How to make money as a podcaster in 9 steps

Learning how to make money as a podcaster is more doable than most people think. It comes down to using a few different income streams. That can include sponsorships, affiliate links, paid memberships, selling your own products, or reusing your episodes on other platforms. Most podcasters start with one or two of these and add more as they grow.

You also don’t need a massive audience to make money from podcasting. Many shows start earning at around 1,000 to 5,000 downloads per episode. Some even start earlier if they focus on the right niche and have listeners who are actually engaged.

It gets much easier once you pick the right niche, understand how podcast ads are priced, and know what sponsors actually care about.

From there, the focus is on growing your audience, getting more value out of each episode, and adding new ways to make money over time.

1. Choose a profitable podcast niche

Podcasting is one of many popular ways to make money online, and choosing the right niche is what separates hobbyists from earners. A specific podcast niche attracts better-paying sponsors and builds an audience that buys. The narrower your focus, the more valuable your listeners become to brands that want to reach them.

A broad podcast like “business” is hard to grow because there’s too much competition. But a podcast about “marketing for small online stores” speaks to a clear audience. It’s also a focused group with spending power, and brands pay a premium to get in front of them.

When your podcast is focused, people trust it more. And when trust goes up, so does the chance they’ll buy something a sponsor recommends.

Some topics naturally attract advertisers, like personal finance, B2B marketing, health and wellness, tech, and real estate investing. These audiences are already trying to solve problems or make purchases, which is exactly what sponsors are looking for.

A common piece of advice is to “pick what you’re passionate about.” But that’s incomplete. While passion keeps you recording even when you don’t feel like it, it doesn’t guarantee anyone will pay to reach your audience.

The sweet spot is a topic you can talk about consistently and that already has brands spending money in the space. Passion without a market means you have a hobby, not a business.

To check whether your niche is profitable:

  • Check who’s advertising. Listen to popular shows in your space. If brands are spending money there, that’s proof of demand.
  • Look for affiliate programs. Search for partner programs related to your topic. If brands offer commissions for referrals, money is flowing through that niche.
  • Search for related keywords. Free tools like Google Trends or Ubersuggest show whether people are actively searching for your topic.

👉 If you’re leaning toward a business-focused podcast, browsing popular online business ideas can help you narrow down which specific angle has the most advertiser demand.

2. Grow your podcast audience to 1,000+ downloads per episode

Your download numbers directly decide which sponsors will work with you and how much they’ll pay. Many ad networks look for podcasts with at least 5,000 to 10,000 downloads per episode. But smaller shows can still land sponsors. If your audience is specific and a good fit, some brands will work with podcasts starting around 1,000 downloads per episode.

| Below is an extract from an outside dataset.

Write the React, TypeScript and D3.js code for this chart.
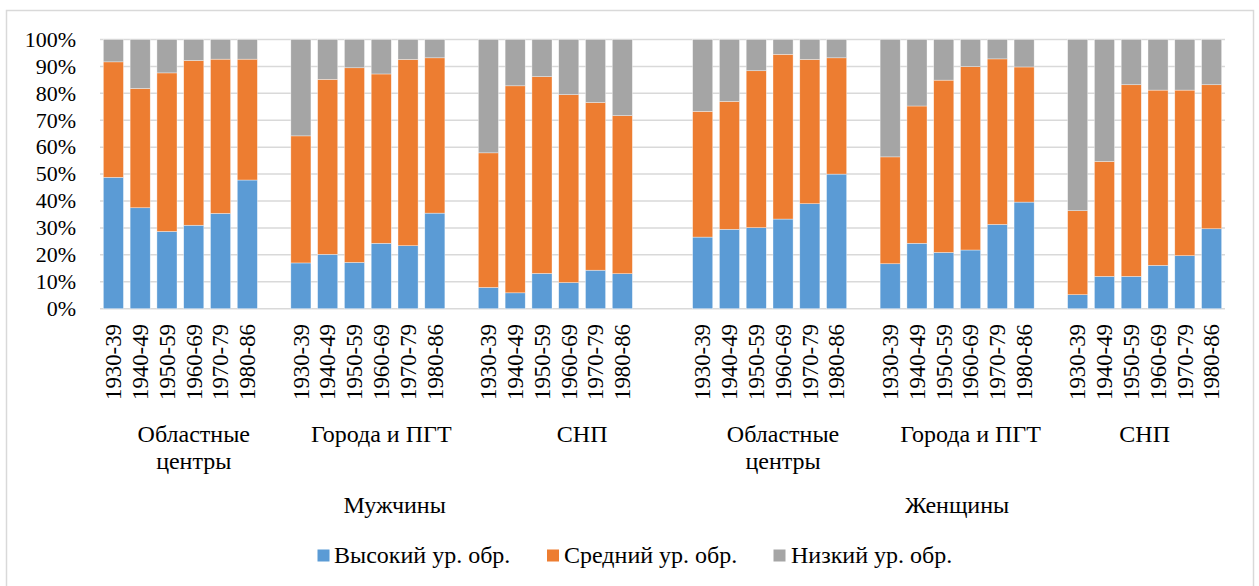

Here are realistic podcast growth benchmarks:

Downloads per episode

What it unlocks

1,000

Entry-level sponsorships, affiliate deals

5,000

Mid-tier sponsors, better ad rates

10,000+

Premium brand deals, ad network eligibility

Reaching 1,000 downloads isn’t as far away as it sounds. Most shows that publish weekly for 6–12 months hit this mark. Here are four practices that can help you reach that:

  • Publish on a set schedule. Weekly episodes outperform irregular releases by a wide margin. Your listeners need to know when to expect you. Pick a day and stick to it – like a TV show people tune into because they know it’ll be there.
  • Use searchable episode titles. Podcast apps work like search engines. “How to negotiate a raise at work” gets found. “Episode 47: Musings” doesn’t. Describe what the listener will learn right in the title.
  • Collaborate with guests. Appearing on other podcasts puts your voice in front of new audiences. Even one guest spot on a show with 5,000 listeners can send a wave of new subscribers your way.
  • Promote in the first 72 hours. Podcast algorithms favor early traction. Share your new episode across social media, email, and online communities within the first three days.

Don’t forget about engagement, either. Sponsors care about how many listeners stick around until the end, not just how many pressed play. A smaller audience that finishes every episode is often worth more than a larger one that drops off early.

3. Understand podcast CPM and revenue potential

CPM (cost per mille) is how podcast ads are priced: the amount an advertiser pays you for every 1,000 downloads an episode gets.

Podcast ads play at different points in an episode, and placement affects both attention and pay. There are three standard positions where you can slot ads into your podcast:

  • Pre-roll. A short ad at the very beginning. It’s usually a quick “this episode is brought to you by…” mention.
  • Mid-roll. A longer ad in the middle, during a natural pause. The most valuable spot because listeners are already engaged and less likely to skip.
  • Post-roll. A short ad after the main content ends. Costs less because not everyone listens to the end, but those who do are your most loyal fans.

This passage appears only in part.